Wednesday, June 9, 2010
Although Bigfoot has been exposed as a hoax, traces of Nessie have yet to be found, and the remains of Chupacabras always seem to turn out to be ordinary dogs, there are still some very peculiar supernatural beings out there. One of them is championed, not by woo-woos, but by skeptics. It is known as "the fence sitter" and it lurks in the shadows of intellectual impotence.
Contrary to other mystical beings, more is known about the fence sitter's behavior than its appearance. There are no rough sketches of it, no imaginative renderings. Instead, many skeptics seem to know the emotional state and thinking of this creature. It only comes out, for instance, if skeptics adopt a "nice" approach towards woo-woos. Confrontational approaches scare the fence sitter away. It is very sensitive in that respect. Incidentally, it also seems as if it is skeptics who favor the "nice" approach who have the best knowledge of the fence sitter.
There are several definitions of the fence sitter circulating. The first one describes a being who has not yet formed an opinion of either superstition or a science based world view - it is indifferent to the options available. The second has formed opinions but not chosen one or the other. A third has formed an opinion and chosen but is so open to delicate and nice arguments that the creature might swing the nice skeptic's way as long as no arrogant skeptic scares it away. There might even be more types of fence sitters; since many skeptics are keen on focusing their entire strategy on these very sensitive beings, they must be a numerous crowd indeed. They certainly outnumber the few that might be upset about the onslaught of New Age and superstition and would be attracted to someone opposing it in a confrontational and straightforward manner.
However, as in the case of other mystical creatures, a bit of skepticism is to be adviced. Why would the first type of fence sitter, if it exists, be interested at all in what and how skeptics are doing? And why would such interest be stired up by some factual arguments in the context of friendly conversation? What would catch the fence sitter's attention in such a converstation? The skeptic answer is: "Nice people are more likable." I wonder it that is valid? If I came across two people opposing racists or neo-Nazis, would I be more attracted to the one treating the racists or neo-Nazis in a respectful and friendly manner, or would I be more attracted to the one making a firm and confrontational stance against them? Oh, it isn't fair to compare woo-wooism and racism? Okay, I guess there is a difference between trying to send people back intellectually fifty years and 500 years, but not necessarily to the advantage of superstition.
So, what about the second type. It sits on the fence and swings back and forth, leaning towards one side for a moment and then the other. It knows the alternatives but can't make its mind up. Really? Are the alternatives a popsicle with strawberry flavor or one with pineapple flavor? Mustard or not on your hot dog? Boot cut jeans or loose fit? No, the alternatives are two fundamentally different ways of viewing existence. Two uncompatible philosophies, if you wish. A creature that so easily swings between those two different worlds, and is so sensitive that only influence under disguise prevents it from running away, is such a creature really worth the effort? Honestly, suppose you get the creature to chose side - it becomes the third type. Why wouldn't it just as easily swing back? If the fence sitter shares psychological traits with humans, social psychology states that attitudes easily changed are changed back with equal ease. Are such fence sitters, if they exist, really worth focusing on?
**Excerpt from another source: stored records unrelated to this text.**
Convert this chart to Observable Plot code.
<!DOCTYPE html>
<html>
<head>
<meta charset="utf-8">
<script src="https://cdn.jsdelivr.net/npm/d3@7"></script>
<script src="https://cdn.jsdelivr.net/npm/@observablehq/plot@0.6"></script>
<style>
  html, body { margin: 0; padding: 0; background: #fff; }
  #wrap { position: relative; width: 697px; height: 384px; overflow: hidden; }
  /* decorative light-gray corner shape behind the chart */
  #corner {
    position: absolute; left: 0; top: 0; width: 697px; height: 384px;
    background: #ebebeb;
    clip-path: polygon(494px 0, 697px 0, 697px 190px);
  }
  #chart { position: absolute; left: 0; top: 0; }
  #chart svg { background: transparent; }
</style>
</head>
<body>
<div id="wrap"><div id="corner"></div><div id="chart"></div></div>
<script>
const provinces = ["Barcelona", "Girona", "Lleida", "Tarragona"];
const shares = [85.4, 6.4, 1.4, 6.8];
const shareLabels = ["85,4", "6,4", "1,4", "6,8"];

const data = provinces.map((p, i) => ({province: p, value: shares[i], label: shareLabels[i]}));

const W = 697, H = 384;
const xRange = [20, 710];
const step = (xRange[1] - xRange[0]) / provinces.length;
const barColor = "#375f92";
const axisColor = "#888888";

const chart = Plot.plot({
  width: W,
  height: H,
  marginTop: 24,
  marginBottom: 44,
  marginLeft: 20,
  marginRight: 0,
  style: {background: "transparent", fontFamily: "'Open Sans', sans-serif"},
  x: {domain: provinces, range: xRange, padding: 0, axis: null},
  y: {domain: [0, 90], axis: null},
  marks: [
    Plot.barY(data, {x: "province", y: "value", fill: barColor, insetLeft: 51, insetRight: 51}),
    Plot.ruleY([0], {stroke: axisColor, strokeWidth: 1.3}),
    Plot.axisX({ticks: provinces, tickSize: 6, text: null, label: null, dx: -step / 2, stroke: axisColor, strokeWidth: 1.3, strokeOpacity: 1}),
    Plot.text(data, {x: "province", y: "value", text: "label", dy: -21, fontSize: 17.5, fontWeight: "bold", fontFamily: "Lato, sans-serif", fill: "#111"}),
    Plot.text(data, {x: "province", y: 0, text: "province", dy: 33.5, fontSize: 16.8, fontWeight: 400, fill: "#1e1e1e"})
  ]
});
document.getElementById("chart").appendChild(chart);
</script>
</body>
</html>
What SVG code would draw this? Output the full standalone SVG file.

Let's go to the numbers. Skeptics don't know their actual count, but have a good enough idea to consider these cretures worthwile focusing on. So, on one side we have the woo-woo:s, then comes the fence sitter, and then - blank. There is nothing more. There are no people who shares the skeptic cause but are not yet active or organized. Or if there are, they are so scarce compared to the mystical fence sitter that paying them attention is a waste of time. In addition, such sympathizers would probably favor a more confrontational style, at least not be as sensitive to it as fence sitters. So they are of no interest to the fence sitter-believeing skeptics.
Why not? Because fence sitters are not really the goal, they are the means. Fence sitters are created and defined to legitimize a comfortable tone, an approach many skeptics find comfortable and are used to from campus debates and the lecture hall. But when they find that the public debate is very far from the academic discussion, and that the moderate "nice guy" approach is very far from rational in that context, they need something to make it appear so. And the fence sitter is born. Irrational? Of course. Devastating for the promotion of skepticism? Of course. But the important thing for many skeptics is not the advancement of skepticism, it is to feel good, and to be liked bÿ as many as possible. After all, who in their right mind would enjoy coming forth as a brute!?
So, in the case of the fence sitter, there are no skeptics asking for "extraordinary proof" of this extraordinary creature. There are no skeptics asking for verification of its existence, in fact, most take it for granted. Why? Because the creature makes them feel good. They need the fence sitter to be true. Thus, skeptics may in some cases provide a valuable insight into the core motivational factors of woo-woo.